I mentioned in my post for the Acid Reflux site that today is National Tummy Ache Day. The day after Halloween can be hard on the stomach, even for people without other issues compounding the problem. For children with IBD these flare ups can often lead to them not getting enough of the right nutrients. We will talk about a few ways to add calories when your child can't tolerate many foods.
Before we start lets get rid of the candy ok? Halloween Candy Buyback programs are a wonderful way to deal with a house full of unhealthy candy. These programs, most often found at dentist offices, will exchange the candy for gift certificates, money or other non-food treats. The candy then gets sent in care packages for our troops. Win/win.
Now that the candy is gone we need to work on getting some good, healthy nutrients into your child. You know by now which foods tend to be "safe" foods during a IBD flare up. The problem many parents tell me is that they are afraid the "safe" foods, which are often bland starches, won't provide enough nutrition for a growing child. This is a very legitimate concern for children dealing with IBD.
Some of the ways to add calories without triggering more stomach pain can be to pump up the calories in the food they will eat. If you can add "healthy fats" like olive oil, vegetable oil, fatty fish, seeds or nut butters. They can be mixed into foods or you can make them part of the diet. Fish tends to be very easy to digest so if you think your child can handle it during a flare it would be a very good choice.

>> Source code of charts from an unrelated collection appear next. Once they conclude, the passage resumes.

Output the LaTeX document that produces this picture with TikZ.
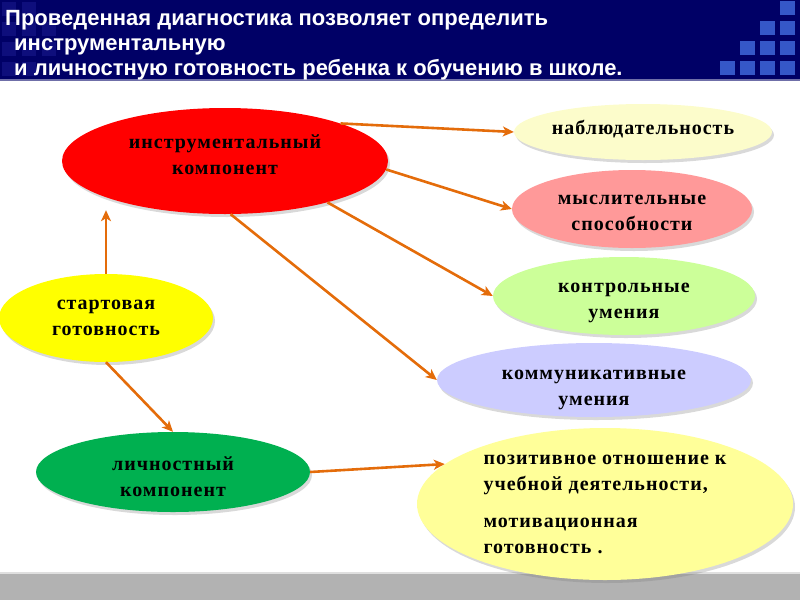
\documentclass[tikz,border=0pt]{standalone}
\usepackage{fontspec}
\setmainfont{Liberation Serif}
\newfontfamily\headfont{Liberation Sans}
\newfontfamily\ovalfont[LetterSpace=5]{Liberation Serif}
\usetikzlibrary{arrows.meta,positioning,shadows,shapes.geometric}
\definecolor{titlenavy}{HTML}{000066}
\definecolor{titleedge}{HTML}{6F6FA8}
\definecolor{cellblue}{HTML}{3557C8}
\definecolor{cellfaint}{HTML}{0E0E7C}
\definecolor{footgray}{HTML}{B2B2B2}
\definecolor{arroworange}{HTML}{E46C0A}
\definecolor{ovalred}{HTML}{FF0000}
\definecolor{ovalcream}{HTML}{FCFCCB}
\definecolor{ovalpink}{HTML}{FF9999}
\definecolor{ovallime}{HTML}{CCFF99}
\definecolor{ovallilac}{HTML}{CCCCFF}
\definecolor{ovalyellow}{HTML}{FFFF00}
\definecolor{ovalgreen}{HTML}{00B050}
\definecolor{ovallemon}{HTML}{FFFF99}
\tikzset{
  ovalbox/.style={ellipse,inner sep=0pt,
    drop shadow={shadow xshift=2pt,shadow yshift=-3pt,opacity=0.3}},
  ovaltext/.style={align=center,text=black,inner sep=0pt,
    font=\ovalfont\bfseries\fontsize{20}{26}\selectfont},
  flowarrow/.style={-{Stealth[length=11pt,width=10pt,inset=3pt]},line width=2.6pt,draw=arroworange},
  headtext/.style={anchor=north west,align=left,text=white,inner sep=0pt,
    font=\headfont\bfseries\fontsize{22}{25}\selectfont}
}
\begin{document}
\begin{tikzpicture}[x=1pt,y=-1pt,node distance=40pt and 40pt,on grid]
  \useasboundingbox (0,0) rectangle (800,600);
  \fill[titlenavy] (0,0) rectangle (800,79);
  \fill[titleedge] (0,79) rectangle (800,81);
  \foreach \cx/\cy in {0/2,0/22,0/42,0/62,20/2,20/22,20/42,20/62,40/22,40/42}
    \fill[cellfaint] (\cx+2,\cy) rectangle ++(14,14);
  \foreach \cx/\cy in {780/1,760/21,780/21,740/41,760/41,780/41,720/61,740/61,760/61,780/61}
    \fill[cellblue] (\cx,\cy) rectangle ++(15,14);
  \node[headtext] (title) at (5,10) {Проведенная диагностика позволяет определить\\
    \hspace*{9pt}инструментальную\\
    \hspace*{9pt}и личностную готовность ребенка к обучению в школе.};
  \fill[gray!25] (0,572) rectangle (800,574);
  \fill[footgray] (0,574) rectangle (800,600);

  \node[ovalbox,fill=ovalred,minimum width=326pt,minimum height=106pt,
    label={[ovaltext,yshift=6pt]center:{инструментальный\\компонент}}] (instr) at (225,161) {};
  \node[ovalbox,fill=ovalyellow,minimum width=214pt,minimum height=88pt,below left=157pt and 119pt of instr,
    label={[ovaltext]center:{стартовая\\готовность}}] (start) {};
  \node[ovalbox,fill=ovalgreen,minimum width=274pt,minimum height=80pt,below right=154pt and 67pt of start,
    label={[ovaltext,yshift=-5pt]center:{личностный\\компонент}}] (pers) {};
  \node[ovalbox,fill=ovalcream,minimum width=258pt,minimum height=56pt,above right=29pt and 418pt of instr,
    label={[ovaltext,yshift=3pt]center:{наблюдательность}}] (observ) {};
  \node[ovalbox,fill=ovalpink,minimum width=240pt,minimum height=78pt,below left=77pt and 11pt of observ,
    label={[ovaltext,yshift=-4pt]center:{мыслительные\\способности}}] (think) {};
  \node[ovalbox,fill=ovallime,minimum width=262pt,minimum height=78pt,below left=87pt and 8pt of think,
    label={[ovaltext,yshift=-7pt]center:{контрольные\\умения}}] (control) {};
  \node[ovalbox,fill=ovallilac,minimum width=314pt,minimum height=74pt,below left=84pt and 30pt of control,
    label={[ovaltext,yshift=-10pt]center:{коммуникативные\\умения}}] (commun) {};
  \node[ovalbox,fill=ovallemon,minimum width=376pt,minimum height=152pt,below right=124pt and 11pt of commun,
    label={[ovaltext]center:{\begin{tabular}{@{}l@{}}позитивное отношение к\\учебной деятельности,\\[11pt]мотивационная\\готовность .\end{tabular}}}] (motiv) {};

  \draw[flowarrow] (instr.18) -- (observ.west);
  \draw[flowarrow] (instr.-3) -- (think.west);
  \draw[flowarrow] (instr.-22) -- (control.west);
  \draw[flowarrow] (instr.-84) -- (commun.west);
  \draw[flowarrow] (start.north) -- ([yshift=4pt]start.north |- instr.south);
  \draw[flowarrow] (start.south) -- (pers.north);
  \draw[flowarrow] (pers.east) -- (motiv.166);
\end{tikzpicture}
\end{document}
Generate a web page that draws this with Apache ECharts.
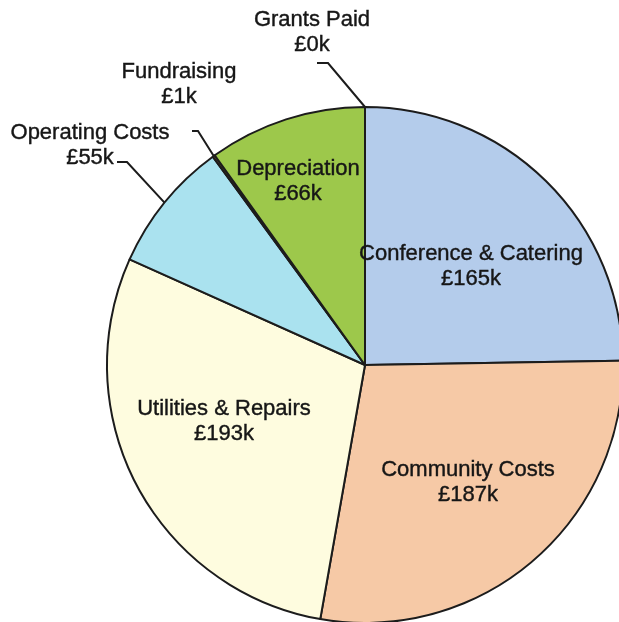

If your child has gotten to the point where they will not eat, or won't ingest enough calories there are supplements available that can help for a temporary amount of time. E028 Splash drinks are "juice boxes" that offer a good calorie count for minimal ingestion. Each small juice box is 237 calories, 6g of protein and 8g of fat. These products are designed to be easy to digest and are often used in children with shortened GI tracts which can happen in IBD surgery.
We have also used a product called DuoCal for one of our girls. It is a powder that you add to almost anything as long as it is moist. So, it can be added to milk, yogurt, applesauce, pudding or whatever else you think your child will eat. We used to add this to our daughter's milk every morning. We added two scoops or 50 calories. It doesn't sound like much but those calories do add up. In fact, we only ended up purchasing three cans before we decided she no longer needed it.
I hope that some of these tips will help you! Please discuss these with your physician before trying them out to make sure they are right for your child's needs. Some insurers will reimburse you for the cost of these nutritional products. Check with your carrier to find out the rules for your individual policy.